◆ Problem: Pictures stay out of this copy; please retype only the lines from the start of the records through the line with "XAxis, YAxis, ReferenceDot".

============================================================

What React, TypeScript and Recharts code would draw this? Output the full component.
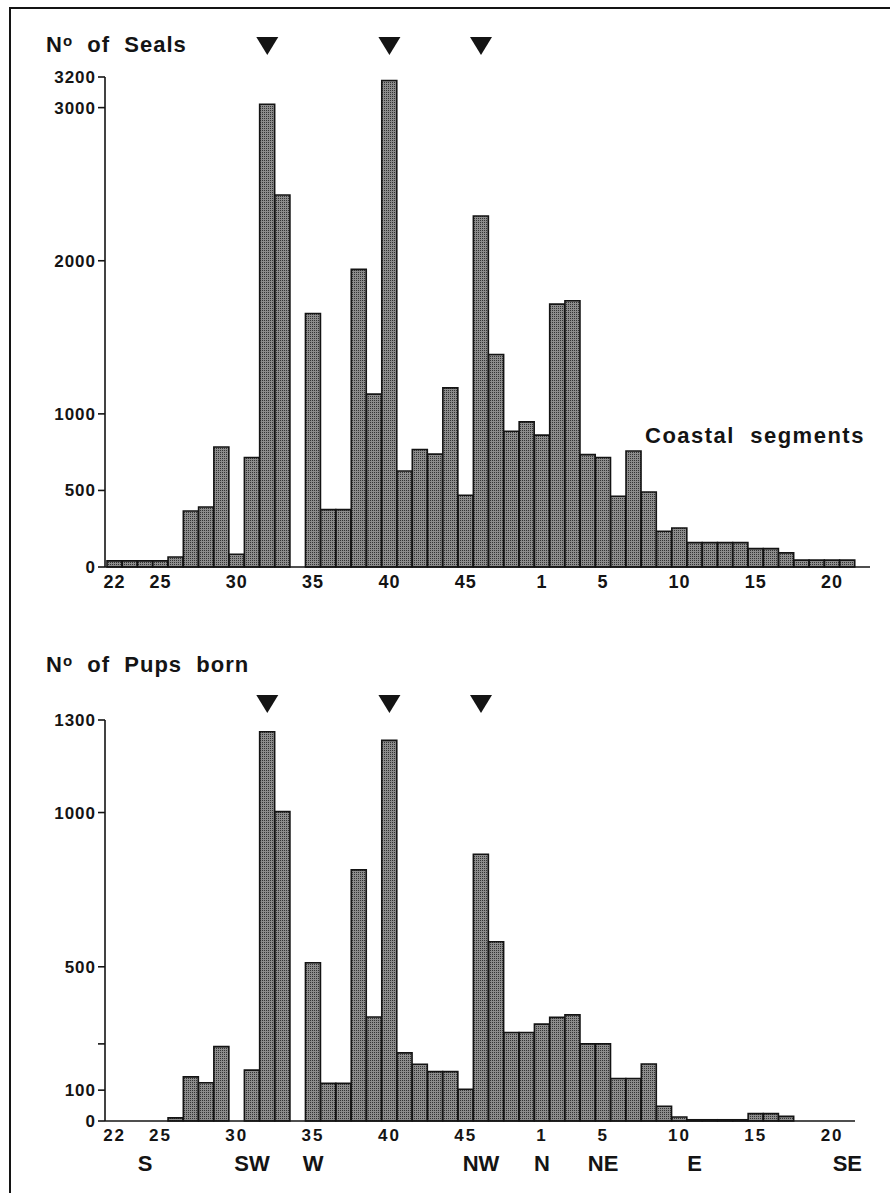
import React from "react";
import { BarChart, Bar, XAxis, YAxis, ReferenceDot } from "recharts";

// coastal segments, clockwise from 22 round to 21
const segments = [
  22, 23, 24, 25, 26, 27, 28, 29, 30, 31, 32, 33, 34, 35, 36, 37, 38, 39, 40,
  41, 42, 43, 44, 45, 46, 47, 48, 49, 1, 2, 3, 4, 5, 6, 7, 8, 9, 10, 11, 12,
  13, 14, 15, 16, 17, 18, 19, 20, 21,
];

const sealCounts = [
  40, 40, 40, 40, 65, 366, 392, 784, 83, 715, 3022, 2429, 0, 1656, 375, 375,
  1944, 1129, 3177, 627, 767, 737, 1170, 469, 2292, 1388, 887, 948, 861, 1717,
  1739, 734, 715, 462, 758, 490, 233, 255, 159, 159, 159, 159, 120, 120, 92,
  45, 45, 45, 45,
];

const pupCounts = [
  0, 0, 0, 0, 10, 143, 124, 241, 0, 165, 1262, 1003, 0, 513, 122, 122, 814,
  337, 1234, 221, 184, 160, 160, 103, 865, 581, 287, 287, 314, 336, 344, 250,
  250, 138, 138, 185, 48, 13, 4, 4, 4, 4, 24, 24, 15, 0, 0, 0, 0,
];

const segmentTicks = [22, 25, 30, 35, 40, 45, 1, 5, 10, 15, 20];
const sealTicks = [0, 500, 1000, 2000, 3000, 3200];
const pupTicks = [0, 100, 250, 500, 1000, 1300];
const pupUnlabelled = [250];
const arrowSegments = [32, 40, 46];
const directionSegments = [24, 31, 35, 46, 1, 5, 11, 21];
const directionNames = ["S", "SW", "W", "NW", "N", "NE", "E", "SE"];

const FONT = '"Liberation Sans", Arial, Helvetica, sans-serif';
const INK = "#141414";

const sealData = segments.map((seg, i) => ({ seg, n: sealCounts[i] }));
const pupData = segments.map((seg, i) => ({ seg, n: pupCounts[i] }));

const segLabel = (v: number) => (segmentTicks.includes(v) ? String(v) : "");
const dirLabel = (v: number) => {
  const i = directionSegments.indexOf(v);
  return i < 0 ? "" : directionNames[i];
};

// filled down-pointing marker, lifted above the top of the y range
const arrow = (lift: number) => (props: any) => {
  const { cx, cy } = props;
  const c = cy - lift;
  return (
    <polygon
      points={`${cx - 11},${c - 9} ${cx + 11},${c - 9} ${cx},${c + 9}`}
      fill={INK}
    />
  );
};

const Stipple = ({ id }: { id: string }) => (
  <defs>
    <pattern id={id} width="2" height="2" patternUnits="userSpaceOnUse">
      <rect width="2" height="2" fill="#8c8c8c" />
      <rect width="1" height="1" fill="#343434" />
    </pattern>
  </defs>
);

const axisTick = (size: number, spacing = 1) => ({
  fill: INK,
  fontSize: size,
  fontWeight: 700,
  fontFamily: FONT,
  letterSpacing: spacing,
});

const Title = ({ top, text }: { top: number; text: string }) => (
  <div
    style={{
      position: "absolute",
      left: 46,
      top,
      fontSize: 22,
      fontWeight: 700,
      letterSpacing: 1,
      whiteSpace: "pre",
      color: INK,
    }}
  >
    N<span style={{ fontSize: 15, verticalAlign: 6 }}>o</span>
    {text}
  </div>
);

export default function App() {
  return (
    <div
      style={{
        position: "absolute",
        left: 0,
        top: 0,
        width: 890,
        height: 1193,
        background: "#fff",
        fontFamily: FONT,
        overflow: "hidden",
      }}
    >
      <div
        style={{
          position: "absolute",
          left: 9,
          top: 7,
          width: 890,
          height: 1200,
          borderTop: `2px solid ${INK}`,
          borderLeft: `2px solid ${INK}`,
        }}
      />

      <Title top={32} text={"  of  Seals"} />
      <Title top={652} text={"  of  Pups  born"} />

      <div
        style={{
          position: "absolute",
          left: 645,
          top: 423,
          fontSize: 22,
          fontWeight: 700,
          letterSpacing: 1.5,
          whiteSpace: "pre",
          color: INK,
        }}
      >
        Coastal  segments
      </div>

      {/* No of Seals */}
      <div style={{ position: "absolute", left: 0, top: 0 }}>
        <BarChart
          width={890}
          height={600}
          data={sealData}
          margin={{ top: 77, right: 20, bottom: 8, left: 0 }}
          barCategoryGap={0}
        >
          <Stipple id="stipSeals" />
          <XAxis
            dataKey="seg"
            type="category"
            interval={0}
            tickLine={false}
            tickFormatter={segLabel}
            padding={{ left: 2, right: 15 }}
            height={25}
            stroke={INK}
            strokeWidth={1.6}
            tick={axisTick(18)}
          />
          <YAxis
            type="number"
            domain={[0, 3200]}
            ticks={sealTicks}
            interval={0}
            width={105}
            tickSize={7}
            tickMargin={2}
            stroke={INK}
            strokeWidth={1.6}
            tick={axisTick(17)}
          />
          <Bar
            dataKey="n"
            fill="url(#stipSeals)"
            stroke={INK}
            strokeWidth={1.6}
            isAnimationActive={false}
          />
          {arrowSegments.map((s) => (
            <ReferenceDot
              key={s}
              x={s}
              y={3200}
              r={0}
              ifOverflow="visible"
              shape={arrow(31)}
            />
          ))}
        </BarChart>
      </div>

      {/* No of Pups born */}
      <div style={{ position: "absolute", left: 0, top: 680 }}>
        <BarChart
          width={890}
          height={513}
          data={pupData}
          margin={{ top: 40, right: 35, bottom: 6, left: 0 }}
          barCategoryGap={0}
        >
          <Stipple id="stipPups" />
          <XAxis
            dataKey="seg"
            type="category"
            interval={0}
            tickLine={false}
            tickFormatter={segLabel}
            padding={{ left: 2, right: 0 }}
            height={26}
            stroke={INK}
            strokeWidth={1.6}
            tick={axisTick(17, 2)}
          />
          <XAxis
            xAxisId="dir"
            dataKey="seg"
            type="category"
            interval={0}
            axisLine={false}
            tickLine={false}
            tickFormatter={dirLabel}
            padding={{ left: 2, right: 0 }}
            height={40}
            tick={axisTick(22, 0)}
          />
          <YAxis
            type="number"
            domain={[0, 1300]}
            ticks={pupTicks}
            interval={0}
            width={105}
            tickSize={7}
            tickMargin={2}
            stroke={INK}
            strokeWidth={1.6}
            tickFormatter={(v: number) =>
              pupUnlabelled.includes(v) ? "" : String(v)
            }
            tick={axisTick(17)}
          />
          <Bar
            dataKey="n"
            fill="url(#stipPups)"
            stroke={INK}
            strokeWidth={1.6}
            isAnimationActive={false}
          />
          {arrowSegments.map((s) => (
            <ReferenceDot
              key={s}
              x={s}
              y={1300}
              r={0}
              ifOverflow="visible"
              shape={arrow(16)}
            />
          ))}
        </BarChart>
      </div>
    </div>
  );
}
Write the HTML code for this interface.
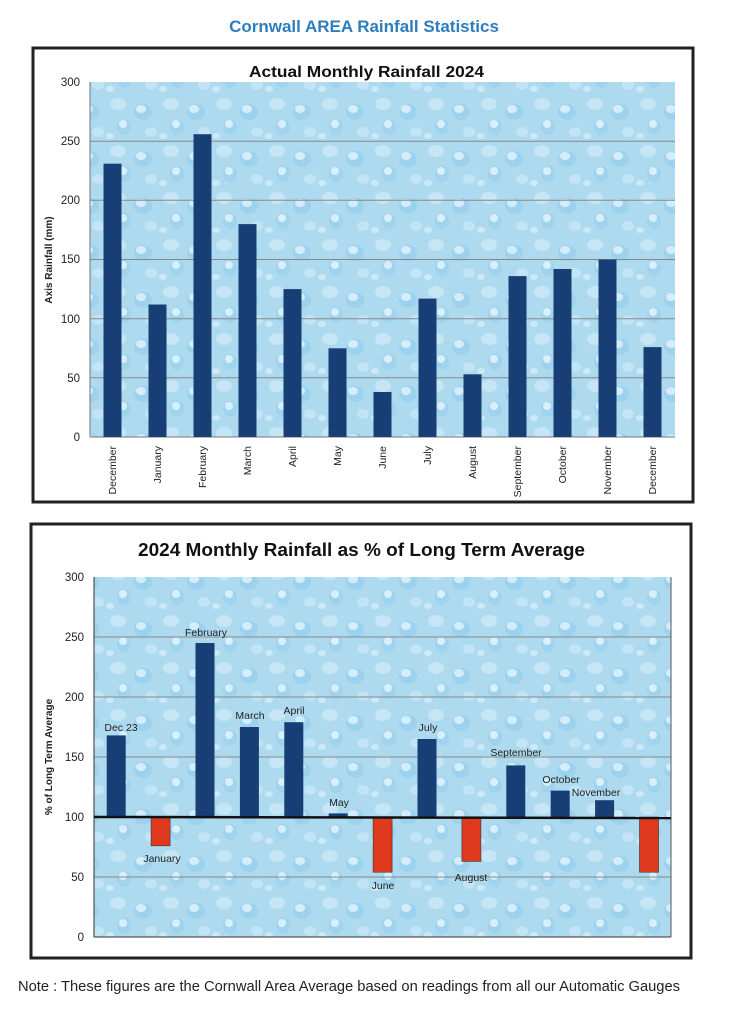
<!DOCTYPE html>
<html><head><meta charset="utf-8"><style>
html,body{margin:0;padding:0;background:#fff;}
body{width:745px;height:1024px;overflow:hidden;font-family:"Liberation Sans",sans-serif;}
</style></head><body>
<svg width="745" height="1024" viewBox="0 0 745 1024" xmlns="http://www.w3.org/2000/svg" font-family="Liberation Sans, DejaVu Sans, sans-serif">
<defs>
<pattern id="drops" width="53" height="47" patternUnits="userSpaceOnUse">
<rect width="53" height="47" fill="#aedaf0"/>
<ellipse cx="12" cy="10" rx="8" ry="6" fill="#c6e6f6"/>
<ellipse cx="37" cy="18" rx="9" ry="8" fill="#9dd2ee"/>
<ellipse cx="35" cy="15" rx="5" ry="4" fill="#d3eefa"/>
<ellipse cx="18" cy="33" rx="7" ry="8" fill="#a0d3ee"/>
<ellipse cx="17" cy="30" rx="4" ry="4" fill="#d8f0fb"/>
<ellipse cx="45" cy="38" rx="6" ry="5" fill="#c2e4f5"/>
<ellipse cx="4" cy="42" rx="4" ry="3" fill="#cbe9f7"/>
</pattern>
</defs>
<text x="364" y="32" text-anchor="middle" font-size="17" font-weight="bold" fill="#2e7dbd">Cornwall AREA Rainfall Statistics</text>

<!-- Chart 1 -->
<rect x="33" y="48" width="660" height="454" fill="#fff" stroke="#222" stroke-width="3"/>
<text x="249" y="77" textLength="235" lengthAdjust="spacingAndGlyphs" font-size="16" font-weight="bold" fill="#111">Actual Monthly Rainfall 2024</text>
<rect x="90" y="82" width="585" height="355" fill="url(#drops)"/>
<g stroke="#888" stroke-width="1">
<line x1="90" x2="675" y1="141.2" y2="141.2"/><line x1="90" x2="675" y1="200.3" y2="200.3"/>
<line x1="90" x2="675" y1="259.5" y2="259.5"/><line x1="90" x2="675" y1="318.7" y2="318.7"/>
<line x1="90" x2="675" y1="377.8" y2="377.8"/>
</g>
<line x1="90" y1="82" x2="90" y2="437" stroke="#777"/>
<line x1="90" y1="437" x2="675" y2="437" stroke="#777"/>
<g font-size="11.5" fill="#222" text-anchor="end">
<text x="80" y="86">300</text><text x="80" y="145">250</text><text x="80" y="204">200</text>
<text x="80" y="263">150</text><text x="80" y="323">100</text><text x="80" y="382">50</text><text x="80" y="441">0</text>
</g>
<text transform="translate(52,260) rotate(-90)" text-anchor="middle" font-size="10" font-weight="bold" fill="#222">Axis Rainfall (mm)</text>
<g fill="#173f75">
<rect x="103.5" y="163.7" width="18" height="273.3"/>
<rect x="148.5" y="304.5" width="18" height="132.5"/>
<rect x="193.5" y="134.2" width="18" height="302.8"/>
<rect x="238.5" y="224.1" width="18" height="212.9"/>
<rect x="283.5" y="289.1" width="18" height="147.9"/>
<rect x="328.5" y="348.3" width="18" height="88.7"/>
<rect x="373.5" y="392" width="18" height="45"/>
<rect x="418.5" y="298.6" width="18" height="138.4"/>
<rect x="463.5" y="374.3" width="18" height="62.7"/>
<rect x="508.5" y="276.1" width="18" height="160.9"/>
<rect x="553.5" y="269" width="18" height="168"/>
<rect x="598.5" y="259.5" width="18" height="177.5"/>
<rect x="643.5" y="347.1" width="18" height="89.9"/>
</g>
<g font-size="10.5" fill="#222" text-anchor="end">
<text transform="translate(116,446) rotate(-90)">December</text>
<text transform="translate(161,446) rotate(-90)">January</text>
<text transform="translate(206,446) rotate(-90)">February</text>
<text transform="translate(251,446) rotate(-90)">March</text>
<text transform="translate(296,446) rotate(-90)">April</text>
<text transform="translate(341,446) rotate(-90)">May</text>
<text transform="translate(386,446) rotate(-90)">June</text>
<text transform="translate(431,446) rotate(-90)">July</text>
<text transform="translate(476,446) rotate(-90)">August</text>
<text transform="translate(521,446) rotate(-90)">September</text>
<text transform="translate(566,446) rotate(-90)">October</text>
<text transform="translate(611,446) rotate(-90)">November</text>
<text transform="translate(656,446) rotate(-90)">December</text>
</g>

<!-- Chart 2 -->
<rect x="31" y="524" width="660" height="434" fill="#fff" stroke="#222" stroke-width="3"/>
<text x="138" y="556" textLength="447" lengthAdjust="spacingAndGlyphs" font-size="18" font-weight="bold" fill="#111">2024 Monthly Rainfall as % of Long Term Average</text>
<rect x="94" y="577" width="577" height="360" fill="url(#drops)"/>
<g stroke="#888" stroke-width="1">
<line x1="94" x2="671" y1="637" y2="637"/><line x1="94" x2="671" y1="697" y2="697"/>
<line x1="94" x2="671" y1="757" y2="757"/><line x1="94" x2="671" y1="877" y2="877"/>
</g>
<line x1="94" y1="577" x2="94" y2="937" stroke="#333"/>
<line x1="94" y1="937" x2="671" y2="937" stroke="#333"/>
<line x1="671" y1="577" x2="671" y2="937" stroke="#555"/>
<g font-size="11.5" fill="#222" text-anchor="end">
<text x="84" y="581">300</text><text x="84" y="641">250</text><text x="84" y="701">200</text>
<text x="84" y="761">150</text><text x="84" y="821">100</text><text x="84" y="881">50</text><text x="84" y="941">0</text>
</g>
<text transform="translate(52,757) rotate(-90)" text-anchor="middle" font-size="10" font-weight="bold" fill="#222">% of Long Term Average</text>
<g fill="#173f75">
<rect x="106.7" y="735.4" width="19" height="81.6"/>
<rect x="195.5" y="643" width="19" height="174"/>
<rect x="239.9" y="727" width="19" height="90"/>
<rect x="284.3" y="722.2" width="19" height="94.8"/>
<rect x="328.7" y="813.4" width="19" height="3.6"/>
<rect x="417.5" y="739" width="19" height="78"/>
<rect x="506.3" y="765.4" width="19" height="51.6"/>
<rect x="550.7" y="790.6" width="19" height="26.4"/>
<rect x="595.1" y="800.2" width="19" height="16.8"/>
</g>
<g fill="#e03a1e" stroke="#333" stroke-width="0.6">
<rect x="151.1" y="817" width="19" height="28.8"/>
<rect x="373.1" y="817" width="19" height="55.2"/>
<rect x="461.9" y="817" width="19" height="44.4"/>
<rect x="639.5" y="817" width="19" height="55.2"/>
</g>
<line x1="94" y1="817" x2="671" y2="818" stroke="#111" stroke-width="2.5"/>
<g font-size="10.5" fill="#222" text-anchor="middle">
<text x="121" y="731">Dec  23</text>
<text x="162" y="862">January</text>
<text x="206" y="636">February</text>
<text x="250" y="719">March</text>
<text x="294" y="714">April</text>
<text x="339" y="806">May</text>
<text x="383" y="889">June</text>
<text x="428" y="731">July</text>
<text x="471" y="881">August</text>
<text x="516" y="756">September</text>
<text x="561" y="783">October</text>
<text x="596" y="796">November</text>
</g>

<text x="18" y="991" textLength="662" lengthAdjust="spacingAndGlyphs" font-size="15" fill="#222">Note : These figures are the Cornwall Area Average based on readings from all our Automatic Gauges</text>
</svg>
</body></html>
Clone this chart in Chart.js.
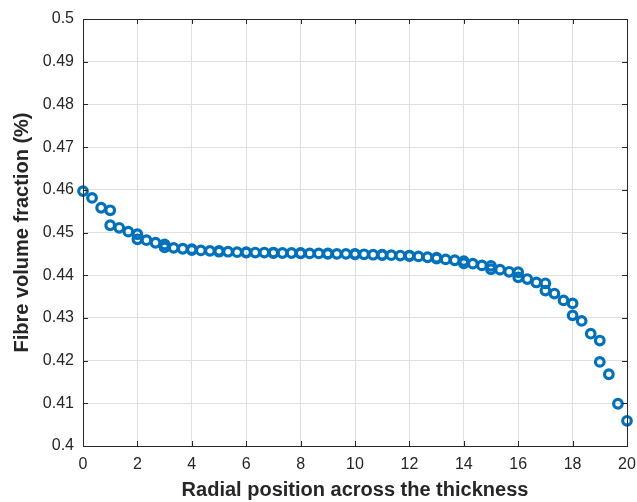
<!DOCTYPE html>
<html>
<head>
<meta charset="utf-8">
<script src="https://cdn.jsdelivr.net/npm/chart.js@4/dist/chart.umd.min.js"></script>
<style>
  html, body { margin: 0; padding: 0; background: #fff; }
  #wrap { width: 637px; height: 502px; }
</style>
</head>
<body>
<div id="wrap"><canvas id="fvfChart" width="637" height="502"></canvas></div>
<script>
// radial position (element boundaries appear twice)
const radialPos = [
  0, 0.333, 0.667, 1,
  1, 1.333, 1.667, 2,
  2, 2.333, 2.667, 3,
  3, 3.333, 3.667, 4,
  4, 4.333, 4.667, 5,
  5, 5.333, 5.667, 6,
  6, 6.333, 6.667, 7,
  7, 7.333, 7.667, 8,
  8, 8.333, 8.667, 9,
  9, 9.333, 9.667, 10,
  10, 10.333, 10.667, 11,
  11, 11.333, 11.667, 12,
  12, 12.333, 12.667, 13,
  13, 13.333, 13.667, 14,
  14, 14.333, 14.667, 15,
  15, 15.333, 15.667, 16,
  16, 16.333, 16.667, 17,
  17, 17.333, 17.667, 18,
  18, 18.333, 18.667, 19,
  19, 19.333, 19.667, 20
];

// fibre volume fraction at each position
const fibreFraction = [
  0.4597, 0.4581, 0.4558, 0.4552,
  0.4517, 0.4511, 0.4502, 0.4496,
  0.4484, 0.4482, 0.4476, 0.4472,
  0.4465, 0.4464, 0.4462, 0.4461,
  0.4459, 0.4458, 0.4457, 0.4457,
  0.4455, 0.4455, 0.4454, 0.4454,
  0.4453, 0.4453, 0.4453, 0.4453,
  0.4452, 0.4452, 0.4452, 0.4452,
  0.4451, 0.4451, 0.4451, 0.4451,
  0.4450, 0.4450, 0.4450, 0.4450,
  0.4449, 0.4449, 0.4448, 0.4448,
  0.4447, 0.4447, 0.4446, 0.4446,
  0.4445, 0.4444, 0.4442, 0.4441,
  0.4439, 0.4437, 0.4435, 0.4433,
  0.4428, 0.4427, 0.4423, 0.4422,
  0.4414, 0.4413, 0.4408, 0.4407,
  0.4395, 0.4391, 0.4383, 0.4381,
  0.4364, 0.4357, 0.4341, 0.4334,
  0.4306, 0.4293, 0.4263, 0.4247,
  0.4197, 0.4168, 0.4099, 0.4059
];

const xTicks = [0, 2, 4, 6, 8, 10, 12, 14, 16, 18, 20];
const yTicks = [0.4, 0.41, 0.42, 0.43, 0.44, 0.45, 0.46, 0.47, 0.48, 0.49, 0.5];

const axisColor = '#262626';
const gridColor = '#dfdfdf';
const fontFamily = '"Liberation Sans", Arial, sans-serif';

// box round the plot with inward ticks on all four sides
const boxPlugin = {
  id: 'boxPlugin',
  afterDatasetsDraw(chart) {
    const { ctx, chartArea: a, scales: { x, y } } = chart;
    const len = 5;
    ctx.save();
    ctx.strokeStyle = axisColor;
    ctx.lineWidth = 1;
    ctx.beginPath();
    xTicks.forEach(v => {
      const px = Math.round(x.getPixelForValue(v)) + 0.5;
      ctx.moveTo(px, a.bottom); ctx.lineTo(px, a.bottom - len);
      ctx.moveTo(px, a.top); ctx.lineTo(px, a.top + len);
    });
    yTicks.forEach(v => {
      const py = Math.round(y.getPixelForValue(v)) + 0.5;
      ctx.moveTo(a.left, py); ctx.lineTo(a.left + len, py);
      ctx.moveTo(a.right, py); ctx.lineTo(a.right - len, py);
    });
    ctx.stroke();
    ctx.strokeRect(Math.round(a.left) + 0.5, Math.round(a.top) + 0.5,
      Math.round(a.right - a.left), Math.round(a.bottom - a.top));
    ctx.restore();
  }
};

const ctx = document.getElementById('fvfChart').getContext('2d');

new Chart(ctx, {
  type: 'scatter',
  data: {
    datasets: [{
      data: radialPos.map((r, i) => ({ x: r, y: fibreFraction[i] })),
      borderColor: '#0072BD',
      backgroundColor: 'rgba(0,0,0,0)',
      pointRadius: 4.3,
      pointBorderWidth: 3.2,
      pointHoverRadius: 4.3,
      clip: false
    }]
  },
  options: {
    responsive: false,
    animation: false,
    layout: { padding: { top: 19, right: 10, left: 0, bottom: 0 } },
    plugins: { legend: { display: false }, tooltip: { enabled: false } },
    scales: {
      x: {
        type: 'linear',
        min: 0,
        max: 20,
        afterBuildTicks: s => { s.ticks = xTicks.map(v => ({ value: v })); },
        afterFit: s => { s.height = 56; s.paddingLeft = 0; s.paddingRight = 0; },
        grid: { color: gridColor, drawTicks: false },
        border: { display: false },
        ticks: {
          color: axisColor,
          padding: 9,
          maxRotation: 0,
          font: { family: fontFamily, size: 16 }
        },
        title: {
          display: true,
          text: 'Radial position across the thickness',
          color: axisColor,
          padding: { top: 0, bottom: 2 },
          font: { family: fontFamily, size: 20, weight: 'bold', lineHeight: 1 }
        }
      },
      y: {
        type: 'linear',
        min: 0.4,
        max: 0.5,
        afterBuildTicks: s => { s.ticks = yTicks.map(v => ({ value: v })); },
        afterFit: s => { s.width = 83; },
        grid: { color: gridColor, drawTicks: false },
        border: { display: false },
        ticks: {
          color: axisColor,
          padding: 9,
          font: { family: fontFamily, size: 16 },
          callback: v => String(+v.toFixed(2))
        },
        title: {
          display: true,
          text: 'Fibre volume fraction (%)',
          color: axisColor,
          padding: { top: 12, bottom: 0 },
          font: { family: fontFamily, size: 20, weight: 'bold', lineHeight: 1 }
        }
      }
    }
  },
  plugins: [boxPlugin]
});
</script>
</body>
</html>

============================================================

◆ Result:
What React, TypeScript and Recharts code would draw this? Output the full component.
import React from "react";
import { BarChart, Bar, XAxis, YAxis, ReferenceDot } from "recharts";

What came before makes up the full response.